电梯门合上,顾延琛按下上行按键,电梯很快抵达,他走进去后悬着手在一排按键前犹豫片刻,最终按下34楼。
“叮”的一声,电梯抵达,门外原本正嬉笑的两人一看见电梯里的人登时噤了声,低下头让到一旁,等顾延琛走远了复又头低着头嘀咕:“顾总应该没听见吧?”
顾延琛听见了。在门开的一瞬,他听见最后一句,是在谈论顾珏的事情,毕竟这是她第一次来TR。不过即便如此,他装聋装惯了,更不会因此给员工穿小鞋,便没去搭理。他径直走到沛熹会议室前,透过玻璃能看见里面的众人正就设计方案争论不休,敲门后没得到回应,估摸着是被争论声盖住了敲门声,便直接推门步入。
看见他的人我拍拍你你拍拍他,不多时整间会议室都有层次地安静了下来。元小瑜清了下嗓子,小声问道:“顾总有什么事吗?”
“白翊呢?”顾延琛单刀直入地问。
“啊?”元小瑜看看角落的位置,那里空无一人,“他下班了,刚走不久。您有急事吗?我能帮您喊他回来。”
顾延琛一点头,说了声“不用”,接着转身直接离开,徒留会议室内众人面面相觑,甚至忘了方才争论到了哪里。
第二天午休时,顾延琛又想起这件事,让温月下楼找人,只是事与愿违,温月很快只身一人回来,说对方今天请了假。
顾延琛应过声,在温月出去后摸出手机,通讯录翻到一半,他才后知后觉意识到自己并没有白翊的联系方式。
与此同时,嘉逸公寓楼下,白家的司机载着余章接上白翊,一踩油门驶往郊区的方向。
市中心每隔一段路就能看见路边有圣诞的装扮,时不时还有圣诞歌曲的声音流入车厢,直到开上高速后,便只剩下了引擎的声音。此后一路静默,到达墓园时,才传来余章的一句提醒:“二少爷,我们到了。”
白翊开门下车,迎面接收了几滴阴冷的水珠。余章正要去后备箱拿伞,白翊却和他说:“不用了,余伯。我就自己上去看一眼,很快回来。

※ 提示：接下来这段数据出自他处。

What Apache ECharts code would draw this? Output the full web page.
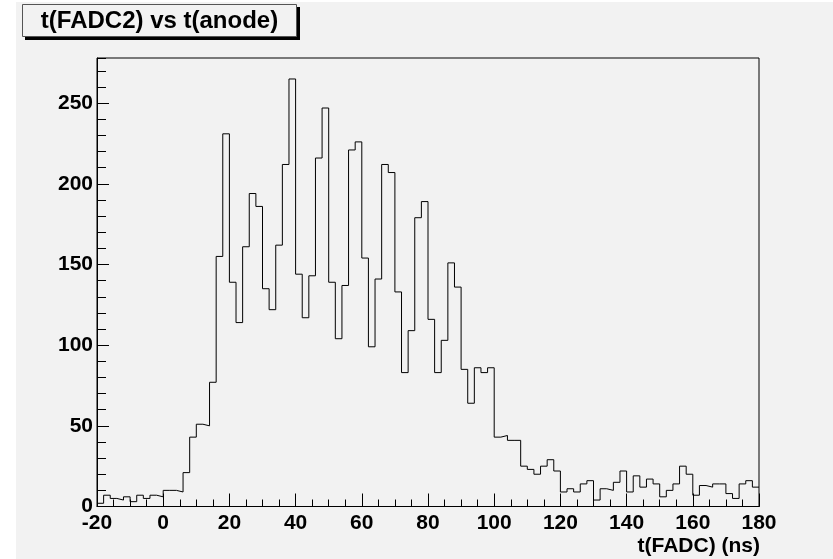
<!DOCTYPE html>
<html>
<head>
<meta charset="utf-8">
<script src="https://cdn.jsdelivr.net/npm/echarts@6/dist/echarts.min.js"></script>
<style>
  html, body { margin: 0; padding: 0; background: #ffffff; }
  #chart { width: 833px; height: 559px; }
</style>
</head>
<body>
<div id="chart"></div>
<script>
// Histogram binning: 100 bins of 2 ns from -20 ns to 180 ns
const binLow = -20;
const binWidth = 2;

// Entries per bin, in order starting at binLow
const counts = [
  2, 7, 5, 4, 6, 3, 7, 5, 7, 6,
  10, 10, 9, 21, 43, 51, 50, 77, 155, 231,
  139, 114, 161, 194, 186, 135, 122, 162, 212, 265,
  144, 117, 143, 216, 247, 139, 104, 137, 221, 226,
  154, 99, 141, 212, 207, 133, 83, 109, 179, 189,
  116, 83, 103, 151, 136, 85, 64, 86, 83, 86,
  43, 44, 41, 41, 25, 23, 20, 25, 29, 22,
  9, 11, 9, 14, 16, 4, 11, 10, 15, 22,
  9, 19, 12, 17, 14, 6, 10, 14, 25, 20,
  7, 13, 12, 14, 14, 8, 5, 14, 16, 12
];

// Axis ranges and tick spacing
const xRange = [-20, 180];
const xMajorStep = 20;
const xMinorStep = 5;
const yRange = [0, 278];
const yMajorStep = 50;
const yMinorStep = 10;

const titleText = 't(FADC2) vs t(anode)';
const xTitle = 't(FADC) (ns)';

const canvasGray = '#f2f2f2';
const labelFont = { fontFamily: 'Liberation Sans, Arial, sans-serif', fontWeight: 'bold', fontSize: 21, color: '#000' };

// Step outline: each bin starts at its low edge, closed at the upper edge of the last bin
const histPoints = counts.map((c, i) => [binLow + i * binWidth, c]);
histPoints.push([binLow + counts.length * binWidth, counts[counts.length - 1]]);

const chart = echarts.init(document.getElementById('chart'), null, { renderer: 'canvas' });

const gridBox = { left: 97, top: 58, width: 662, height: 448.5 };

chart.setOption({
  animation: false,
  backgroundColor: 'transparent',
  graphic: [
    { type: 'rect', z: -10, silent: true, shape: { x: 16, y: 2, width: 833, height: 559 }, style: { fill: canvasGray } },
    // title pave with drop shadow
    { type: 'rect', z: 5, silent: true, shape: { x: 25, y: 7, width: 275, height: 33 }, style: { fill: '#000' } },
    { type: 'rect', z: 6, silent: true, shape: { x: 22.5, y: 4.5, width: 274, height: 32 }, style: { fill: canvasGray, stroke: '#555', lineWidth: 1 } },
    { type: 'text', z: 7, silent: true, x: 159.5, y: 21, style: { text: titleText, align: 'center', verticalAlign: 'middle', font: 'bold 24px "Liberation Sans", Arial, sans-serif', fill: '#000' } },
    // x axis title, right-aligned to the frame edge
    { type: 'text', z: 7, silent: true, x: 760, y: 546, style: { text: xTitle, align: 'right', verticalAlign: 'middle', font: 'bold 21px "Liberation Sans", Arial, sans-serif', fill: '#000' } }
  ],
  grid: Object.assign({ show: true, borderColor: '#000', borderWidth: 1, backgroundColor: canvasGray, containLabel: false }, gridBox),
  xAxis: [
    {
      type: 'value', position: 'bottom', min: xRange[0], max: xRange[1], interval: xMajorStep,
      axisLine: { show: true, onZero: false, lineStyle: { color: '#000', width: 1 } },
      axisTick: { show: true, inside: true, length: 13, lineStyle: { color: '#000', width: 1 } },
      axisLabel: Object.assign({ show: true, margin: 6 }, labelFont),
      splitLine: { show: false }
    },
    {
      type: 'value', position: 'bottom', min: xRange[0], max: xRange[1], interval: xMinorStep,
      axisLine: { show: false, onZero: false },
      axisTick: { show: true, inside: true, length: 7, lineStyle: { color: '#000', width: 1 } },
      axisLabel: { show: false },
      splitLine: { show: false }
    }
  ],
  yAxis: [
    {
      type: 'value', position: 'left', min: yRange[0], max: yRange[1], interval: yMajorStep,
      axisLine: { show: true, onZero: false, lineStyle: { color: '#000', width: 1 } },
      axisTick: { show: true, inside: true, length: 12, lineStyle: { color: '#000', width: 1 } },
      axisLabel: Object.assign({ show: true, margin: 4, showMaxLabel: false }, labelFont),
      splitLine: { show: false }
    },
    {
      type: 'value', position: 'left', min: yRange[0], max: yRange[1], interval: yMinorStep,
      axisLine: { show: false, onZero: false },
      axisTick: { show: true, inside: true, length: 9, lineStyle: { color: '#000', width: 1 } },
      axisLabel: { show: false },
      splitLine: { show: false }
    }
  ],
  series: [
    {
      type: 'line',
      xAxisIndex: 0,
      yAxisIndex: 0,
      step: 'end',
      data: histPoints,
      showSymbol: false,
      symbol: 'none',
      clip: true,
      lineStyle: { color: '#000', width: 1 },
      emphasis: { disabled: true }
    }
  ]
});
</script>
</body>
</html>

”
“二少爷……”
余章刚喊了一声,白翊已经拉起卫衣的帽子,双手插兜踏上了墓园的台阶。
其实他这几年都很少来这片墓园,或许是因为今年出现了顾延琛这号人物的缘故,竟让他鬼使神差地找了余伯陪他来这里看看。
他的母亲去世后就被葬在这里。
墓落在墓园角落的位置,白翊走了五分钟才抵达。墓碑非常朴素,没有照片,甚至连落成的年月和亲属都没有刻上,只有中间一列孤独的名字。
十九年前的圣诞夜,白绍辉正牌妻子去世后的第三天,他的母亲阮玉在居住的小屋里割腕,最后一个电话依旧是打给白绍辉,而他当时就在客厅的沙发上,不到一岁。
阮玉没有亲人,没有举办葬礼,最后还是白绍辉托人处理火化后随便挑了个角落落葬,不然连这个碑都不会存在。
白翊就这么静静站在墓碑前,摘下了口罩,却没有说话,没有伸手,只是注视着那唯二的字。